Challenges experienced when searching for information
With my daughter, I did not experience many problems when seeking information on albinism, except for the distances that I had to travel to access information. The lack of relevant literature on albinism in the Namibian context is a challenge, as most of the information is about the situations in other African countries and other parts of the world.
With my son, I received confusing information, especially when I was enquiring about government services for persons with disabilities. Some officials would tell me that my son did not qualify for inclusion because he is not disabled, while others told me the opposite.
Conclusions and recommendations
The findings from my study respond to the study’s research objectives, which were to establish the purposes for which information on albinism was required, establish the mechanisms for information seeking, and identify the challenges experienced during the information-seeking process. The findings have several significance implications for applying autoethnography and the role played by information in any situation.

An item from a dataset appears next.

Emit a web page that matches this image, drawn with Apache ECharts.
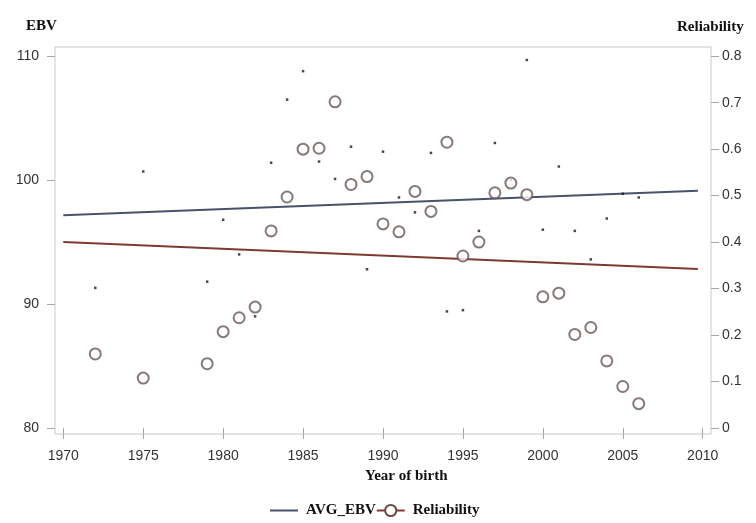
<!DOCTYPE html>
<html>
<head>
<meta charset="utf-8">
<script src="https://cdn.jsdelivr.net/npm/echarts@6/dist/echarts.min.js"></script>
<style>html,body{margin:0;padding:0;background:#fff;}#c{width:756px;height:523px;}</style>
</head>
<body>
<div id="c"></div>
<script>
// AVG_EBV points (small dots, left axis)
var ebvYears = [1972, 1975, 1979, 1980, 1981, 1982, 1983, 1984, 1985, 1986, 1987, 1988, 1989, 1990, 1991, 1992, 1993, 1994, 1995, 1996, 1997, 1998, 1999, 2000, 2001, 2002, 2003, 2004, 2005, 2006];
var ebvValues = [91.3, 100.7, 91.8, 96.8, 94.0, 89.0, 101.4, 106.5, 108.8, 101.5, 100.1, 102.7, 92.8, 102.3, 98.6, 97.4, 102.2, 89.4, 89.5, 95.9, 103.0, 100.0, 109.7, 96.0, 101.1, 95.9, 93.6, 96.9, 98.9, 98.6];
// Reliability points (circles, right axis)
var relYears = [1972, 1975, 1979, 1980, 1981, 1982, 1983, 1984, 1985, 1986, 1987, 1988, 1989, 1990, 1991, 1992, 1993, 1994, 1995, 1996, 1997, 1998, 1999, 2000, 2001, 2002, 2003, 2004, 2005, 2006];
var relValues = [0.159, 0.107, 0.138, 0.207, 0.237, 0.260, 0.424, 0.497, 0.600, 0.602, 0.702, 0.524, 0.541, 0.439, 0.422, 0.509, 0.466, 0.615, 0.370, 0.400, 0.506, 0.527, 0.502, 0.282, 0.290, 0.201, 0.216, 0.144, 0.089, 0.052];
// Trend lines (end points)
var ebvTrendYears = [1970, 2009.7];
var ebvTrendValues = [97.17, 99.14];
var relTrendYears = [1970, 2009.7];
var relTrendValues = [0.400, 0.342];
// Tick labels
var xTicks = [1970, 1975, 1980, 1985, 1990, 1995, 2000, 2005, 2010];
var yLeftTicks = [80, 90, 100, 110];
var yRightTicks = [0, 0.1, 0.2, 0.3, 0.4, 0.5, 0.6, 0.7, 0.8];

function zip(a, b) { return a.map(function (v, i) { return [v, b[i]]; }); }

var serif = 'Liberation Serif';
var sans = 'Liberation Sans';
var tickStyle = { color: '#a8a8a8', width: 1 };
var labelStyle = { color: '#333', fontFamily: sans, fontSize: 14 };
var plain = function (v) { return String(v); };

var chart = echarts.init(document.getElementById('c'), null, { renderer: 'canvas' });
chart.setOption({
  animation: false,
  backgroundColor: '#fff',
  grid: { left: 55, right: 45, top: 47, bottom: 89, show: true, borderColor: '#c8c8c8', borderWidth: 1, backgroundColor: 'transparent' },
  xAxis: {
    type: 'value', min: 1969.48, max: 2010.52,
    axisLine: { show: false },
    splitLine: { show: false },
    axisTick: { show: true, length: 11, lineStyle: tickStyle, customValues: xTicks },
    axisLabel: Object.assign({ margin: 15, customValues: xTicks, formatter: plain }, labelStyle)
  },
  yAxis: [
    {
      type: 'value', min: 79.5, max: 110.75, position: 'left',
      axisLine: { show: false },
      splitLine: { show: false },
      axisTick: { show: true, length: 8, lineStyle: tickStyle, customValues: yLeftTicks },
      axisLabel: Object.assign({ margin: 16, customValues: yLeftTicks, formatter: plain }, labelStyle)
    },
    {
      type: 'value', min: -0.013333, max: 0.82, position: 'right',
      axisLine: { show: false },
      splitLine: { show: false },
      axisTick: { show: true, length: 8, lineStyle: tickStyle, customValues: yRightTicks },
      axisLabel: Object.assign({ margin: 11, customValues: yRightTicks, formatter: plain }, labelStyle)
    }
  ],
  legend: {
    left: 265, top: 498, itemWidth: 28, itemHeight: 14, itemGap: 0,
    data: [
      { name: 'AVG_EBV', icon: 'path://M0,0 L28,0 L28,2 L0,2 Z', itemStyle: { color: '#46536b' } },
      { name: 'Reliability' }
    ],
    textStyle: { fontFamily: serif, fontWeight: 'bold', fontSize: 15, color: '#111', padding: [0, 0, 0, 3] }
  },
  graphic: [
    { type: 'text', left: 26, top: 19, style: { text: 'EBV', font: 'bold 15px "Liberation Serif"', fill: '#111' } },
    { type: 'text', left: 677, top: 20, style: { text: 'Reliability', font: 'bold 15px "Liberation Serif"', fill: '#111' } },
    { type: 'text', left: 365, top: 469, style: { text: 'Year of birth', font: 'bold 15px "Liberation Serif"', fill: '#111' } }
  ],
  series: [
    {
      name: 'AVG_EBV', type: 'line', yAxisIndex: 0, symbol: 'none',
      data: zip(ebvTrendYears, ebvTrendValues),
      lineStyle: { color: '#46536b', width: 2 }, itemStyle: { color: '#46536b' }, z: 3
    },
    {
      name: 'Reliability', type: 'line', yAxisIndex: 1, symbol: 'emptyCircle', symbolSize: 10, showSymbol: false,
      data: zip(relTrendYears, relTrendValues),
      lineStyle: { color: '#7e3a31', width: 2 }, itemStyle: { color: '#6a4a46' }, z: 3
    },
    {
      name: 'AVG_EBV', type: 'scatter', yAxisIndex: 0, symbol: 'rect', symbolSize: 2.5,
      data: zip(ebvYears, ebvValues),
      itemStyle: { color: '#1a1a1a' }, z: 4
    },
    {
      name: 'Reliability', type: 'scatter', yAxisIndex: 1, symbol: 'emptyCircle', symbolSize: 11,
      data: zip(relYears, relValues),
      itemStyle: { color: '#6a5655', borderWidth: 1.5 }, z: 5
    }
  ]
});
</script>
</body>
</html>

Autoethnography has given me a voice to represent myself and to tell my story with respect to albinism as I have experienced it. It has provided me with the opportunity to share my emotions of confusion and loneliness, and the excitement that I experienced after giving birth to my daughter and son, who were born with albinism in 2013 and 2016, respectively. Additionally, I hope that my study will be inspirational for parents of children with albinism, especially in Africa, where albinism is misunderstood. Their experience in most cases is the same, and this is also supported by the findings from interviews with parents of children with albinism.
Through my research, I have also come to understand and appreciate the role that information plays in any situation. As a librarian and the mother of children with albinism, I have explored different mechanisms to find information, which have helped me to understand albinism better and to deal with my predicament. By absorbing so much information, I have been able to defy the myths and beliefs attached to the condition, and come to terms with the fact that albinism is a genetic condition.
It is for this reason that this study recommends that hospitals must offer counselling services, with the assistance of the Namibia Albino Association Trust and Support in Namibia of Albinism Sufferers Requiring Assistance, because they understand albinism and are in a better place to provide accurate information. The Ministry of Health and Social Services should ensure that psychologists and social workers attend to cases of albinism without delay to avoid children being rejected and abandoned by their parents. In addition, the Ministry of Health and Social Services should create a database of children born with disabilities for ease of access and the provision of information and other services. It is vital for Support in Namibia of Albinism Sufferers Requiring Assistance and the Namibia Albino Association Trust to establish support groups for parents of children with albinism in order to share information and that they may learn from each other. Moreover, their information booklets should be made available in all hospitals countrywide.